Being vigilant about these red flags and addressing them before finalizing the contract can save you time, money, and future disputes. It’s wise to carry out a robust due diligence process and not to balk at asking for clarification or amendments where appropriate.
Final Thoughts on Victorian Business for Sale Contracts
In the competitive landscape of Victorian business for sale transactions, knowledge is your best ally. A well-drafted and thoroughly understood sale contract can set the stage for a smooth transition of ownership, mitigate risks, and provide confidence for both buyers and sellers. The key clauses – from the cooling-off period and transfer of ownership, through to training, due diligence, stock handling, and restraint provisions – work together to provide a comprehensive legal safeguard for both parties.

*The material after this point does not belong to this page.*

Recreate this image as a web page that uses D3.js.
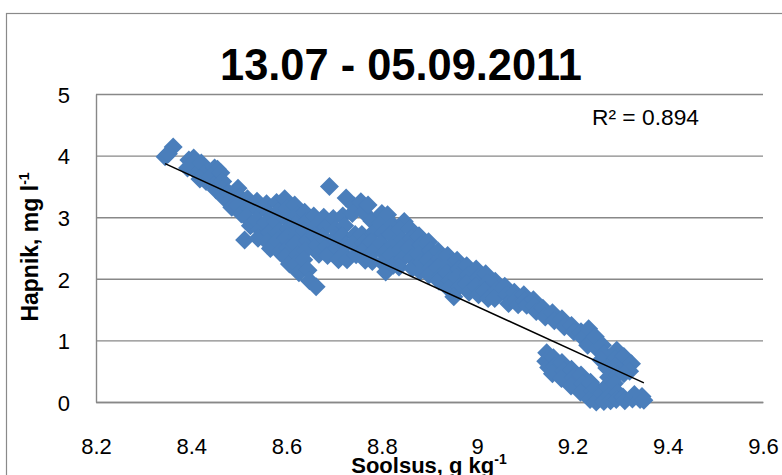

Remember that while the standard form contract provides a robust framework, it is not a substitute for professional legal advice tailored to your specific circumstances. Whether you are selling your business or on the lookout to purchase one, engaging with a legal expert to review the contract can help you better understand your obligations and ensure that the deal works in your favour.
Additionally, always consider the practical aspects of your business transition. Be prepared to negotiate adjustments if discrepancies arise in areas such as asset conditions or received warranties. The balance of risks between the buyer and seller is pivotal, and clear, negotiated terms will help maintain that balance. By staying proactive and informed, you are better prepared to face the complexities of a business sale, making the process as smooth as possible.
Key Takeaways
- The Victorian Sale of Business Contract is a widely used standard form that brings efficiency, certainty, and comprehensive coverage to small business transactions in Victoria.
- A cooling-off period, typically lasting three days, provides buyers with an essential exit strategy if they change their mind.
- Ownership of the business only transfers at settlement, safeguarding the buyer from pre-settlement risks.
- Clear clauses for training, due diligence, stock handling, and lease arrangements ensure that both parties know what to expect before, during, and after the transaction.
- A well-drafted restraint clause protects the buyer against direct competition from the vendor post-sale, provided it is not overly broad.
- Engaging legal professionals to review the contract and understand its binding nature – as explained in articles like what is a contract and what makes a contract legally binding – is crucial for a successful transaction.
- Small business owners should also consider their business structure in relation to the sale, with resources available on topics such as operating as a sole trader and whether business structure matters.